## begin
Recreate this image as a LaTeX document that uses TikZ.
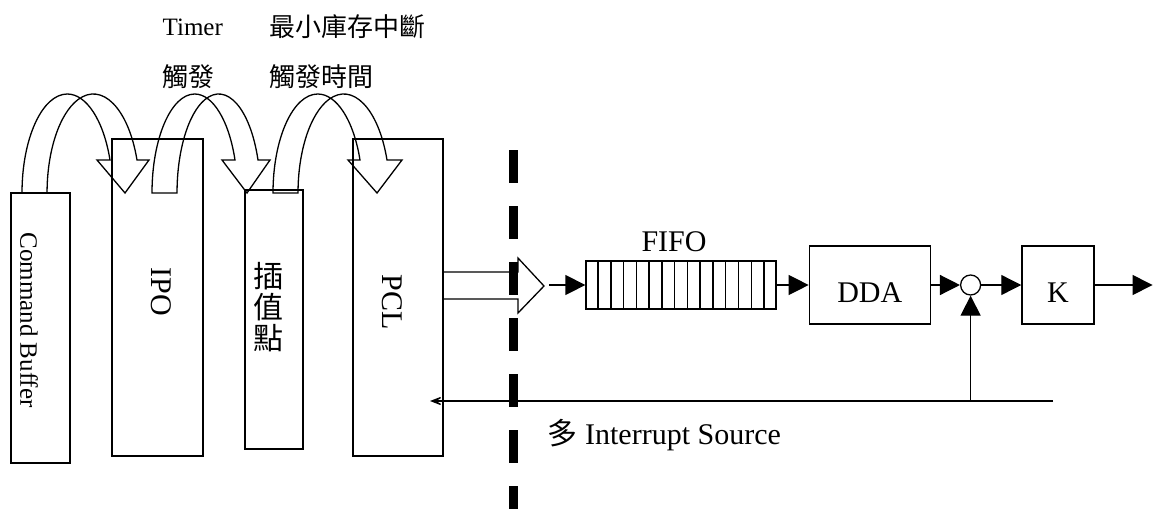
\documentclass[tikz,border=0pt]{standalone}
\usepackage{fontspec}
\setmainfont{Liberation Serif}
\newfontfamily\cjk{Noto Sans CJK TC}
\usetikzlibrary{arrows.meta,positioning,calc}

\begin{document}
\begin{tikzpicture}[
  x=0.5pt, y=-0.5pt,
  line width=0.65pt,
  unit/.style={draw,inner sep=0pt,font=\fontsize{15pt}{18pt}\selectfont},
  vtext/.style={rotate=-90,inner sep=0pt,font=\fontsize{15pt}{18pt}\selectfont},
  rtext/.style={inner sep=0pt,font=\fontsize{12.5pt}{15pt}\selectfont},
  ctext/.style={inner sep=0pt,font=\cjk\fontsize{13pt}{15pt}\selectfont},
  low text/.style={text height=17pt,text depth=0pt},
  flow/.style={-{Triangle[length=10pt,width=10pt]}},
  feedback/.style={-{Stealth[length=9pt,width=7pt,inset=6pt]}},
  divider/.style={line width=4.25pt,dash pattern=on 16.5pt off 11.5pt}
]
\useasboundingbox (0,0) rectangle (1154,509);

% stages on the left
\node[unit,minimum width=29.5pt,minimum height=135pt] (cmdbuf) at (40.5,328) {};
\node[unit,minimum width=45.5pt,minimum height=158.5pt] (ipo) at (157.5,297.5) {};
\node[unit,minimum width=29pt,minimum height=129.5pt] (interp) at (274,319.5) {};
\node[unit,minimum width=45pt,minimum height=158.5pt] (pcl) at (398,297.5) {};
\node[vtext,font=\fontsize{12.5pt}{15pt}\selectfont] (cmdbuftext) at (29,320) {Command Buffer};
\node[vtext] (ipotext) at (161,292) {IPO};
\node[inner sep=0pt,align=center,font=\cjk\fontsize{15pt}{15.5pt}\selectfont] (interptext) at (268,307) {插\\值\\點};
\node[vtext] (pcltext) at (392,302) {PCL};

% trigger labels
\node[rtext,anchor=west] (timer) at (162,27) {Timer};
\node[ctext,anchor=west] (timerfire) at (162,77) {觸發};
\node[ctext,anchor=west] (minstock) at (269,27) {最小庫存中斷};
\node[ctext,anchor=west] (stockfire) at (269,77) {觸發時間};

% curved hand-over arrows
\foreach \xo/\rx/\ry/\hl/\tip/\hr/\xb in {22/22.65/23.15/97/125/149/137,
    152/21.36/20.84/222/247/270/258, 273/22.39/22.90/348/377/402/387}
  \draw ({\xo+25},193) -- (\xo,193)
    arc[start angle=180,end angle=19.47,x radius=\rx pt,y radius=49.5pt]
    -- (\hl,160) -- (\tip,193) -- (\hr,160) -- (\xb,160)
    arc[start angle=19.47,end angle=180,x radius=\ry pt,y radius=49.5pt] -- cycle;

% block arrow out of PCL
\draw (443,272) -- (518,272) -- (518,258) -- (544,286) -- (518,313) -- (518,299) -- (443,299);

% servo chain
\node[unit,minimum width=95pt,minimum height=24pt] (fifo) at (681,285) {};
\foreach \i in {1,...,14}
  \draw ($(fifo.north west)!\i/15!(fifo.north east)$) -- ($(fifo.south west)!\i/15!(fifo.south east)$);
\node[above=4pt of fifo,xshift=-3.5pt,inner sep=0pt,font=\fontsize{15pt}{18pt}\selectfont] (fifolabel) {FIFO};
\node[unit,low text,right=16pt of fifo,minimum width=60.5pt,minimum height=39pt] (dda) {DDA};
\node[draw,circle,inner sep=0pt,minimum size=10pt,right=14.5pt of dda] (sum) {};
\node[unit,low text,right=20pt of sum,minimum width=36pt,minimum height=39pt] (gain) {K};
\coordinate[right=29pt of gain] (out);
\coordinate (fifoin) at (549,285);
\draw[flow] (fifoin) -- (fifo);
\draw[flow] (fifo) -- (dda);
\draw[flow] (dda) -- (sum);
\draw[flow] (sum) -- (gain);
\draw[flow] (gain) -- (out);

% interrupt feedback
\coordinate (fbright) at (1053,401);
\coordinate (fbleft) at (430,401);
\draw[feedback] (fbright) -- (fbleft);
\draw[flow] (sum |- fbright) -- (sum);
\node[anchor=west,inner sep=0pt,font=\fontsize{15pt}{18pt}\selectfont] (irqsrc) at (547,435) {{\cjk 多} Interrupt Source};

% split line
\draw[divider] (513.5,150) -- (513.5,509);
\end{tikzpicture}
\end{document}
## end
* STATED GOAL:
Copy out all of the data word for word. Do not carry over any picture.

* COMPLETE RESPONSE:
Recreate this image as a LaTeX document that uses TikZ.
\documentclass[tikz,border=0pt]{standalone}
\usepackage{fontspec}
\setmainfont{Liberation Serif}
\newfontfamily\cjk{Noto Sans CJK TC}
\usetikzlibrary{arrows.meta,positioning,calc}

\begin{document}
\begin{tikzpicture}[
  x=0.5pt, y=-0.5pt,
  line width=0.65pt,
  unit/.style={draw,inner sep=0pt,font=\fontsize{15pt}{18pt}\selectfont},
  vtext/.style={rotate=-90,inner sep=0pt,font=\fontsize{15pt}{18pt}\selectfont},
  rtext/.style={inner sep=0pt,font=\fontsize{12.5pt}{15pt}\selectfont},
  ctext/.style={inner sep=0pt,font=\cjk\fontsize{13pt}{15pt}\selectfont},
  low text/.style={text height=17pt,text depth=0pt},
  flow/.style={-{Triangle[length=10pt,width=10pt]}},
  feedback/.style={-{Stealth[length=9pt,width=7pt,inset=6pt]}},
  divider/.style={line width=4.25pt,dash pattern=on 16.5pt off 11.5pt}
]
\useasboundingbox (0,0) rectangle (1154,509);

% stages on the left
\node[unit,minimum width=29.5pt,minimum height=135pt] (cmdbuf) at (40.5,328) {};
\node[unit,minimum width=45.5pt,minimum height=158.5pt] (ipo) at (157.5,297.5) {};
\node[unit,minimum width=29pt,minimum height=129.5pt] (interp) at (274,319.5) {};
\node[unit,minimum width=45pt,minimum height=158.5pt] (pcl) at (398,297.5) {};
\node[vtext,font=\fontsize{12.5pt}{15pt}\selectfont] (cmdbuftext) at (29,320) {Command Buffer};
\node[vtext] (ipotext) at (161,292) {IPO};
\node[inner sep=0pt,align=center,font=\cjk\fontsize{15pt}{15.5pt}\selectfont] (interptext) at (268,307) {插\\值\\點};
\node[vtext] (pcltext) at (392,302) {PCL};

% trigger labels
\node[rtext,anchor=west] (timer) at (162,27) {Timer};
\node[ctext,anchor=west] (timerfire) at (162,77) {觸發};
\node[ctext,anchor=west] (minstock) at (269,27) {最小庫存中斷};
\node[ctext,anchor=west] (stockfire) at (269,77) {觸發時間};

% curved hand-over arrows
\foreach \xo/\rx/\ry/\hl/\tip/\hr/\xb in {22/22.65/23.15/97/125/149/137,
    152/21.36/20.84/222/247/270/258, 273/22.39/22.90/348/377/402/387}
  \draw ({\xo+25},193) -- (\xo,193)
    arc[start angle=180,end angle=19.47,x radius=\rx pt,y radius=49.5pt]
    -- (\hl,160) -- (\tip,193) -- (\hr,160) -- (\xb,160)
    arc[start angle=19.47,end angle=180,x radius=\ry pt,y radius=49.5pt] -- cycle;

% block arrow out of PCL
\draw (443,272) -- (518,272) -- (518,258) -- (544,286) -- (518,313) -- (518,299) -- (443,299);

% servo chain
\node[unit,minimum width=95pt,minimum height=24pt] (fifo) at (681,285) {};
\foreach \i in {1,...,14}
  \draw ($(fifo.north west)!\i/15!(fifo.north east)$) -- ($(fifo.south west)!\i/15!(fifo.south east)$);
\node[above=4pt of fifo,xshift=-3.5pt,inner sep=0pt,font=\fontsize{15pt}{18pt}\selectfont] (fifolabel) {FIFO};
\node[unit,low text,right=16pt of fifo,minimum width=60.5pt,minimum height=39pt] (dda) {DDA};
\node[draw,circle,inner sep=0pt,minimum size=10pt,right=14.5pt of dda] (sum) {};
\node[unit,low text,right=20pt of sum,minimum width=36pt,minimum height=39pt] (gain) {K};
\coordinate[right=29pt of gain] (out);
\coordinate (fifoin) at (549,285);
\draw[flow] (fifoin) -- (fifo);
\draw[flow] (fifo) -- (dda);
\draw[flow] (dda) -- (sum);
\draw[flow] (sum) -- (gain);
\draw[flow] (gain) -- (out);

% interrupt feedback
\coordinate (fbright) at (1053,401);
\coordinate (fbleft) at (430,401);
\draw[feedback] (fbright) -- (fbleft);
\draw[flow] (sum |- fbright) -- (sum);
\node[anchor=west,inner sep=0pt,font=\fontsize{15pt}{18pt}\selectfont] (irqsrc) at (547,435) {{\cjk 多} Interrupt Source};

% split line
\draw[divider] (513.5,150) -- (513.5,509);
\end{tikzpicture}
\end{document}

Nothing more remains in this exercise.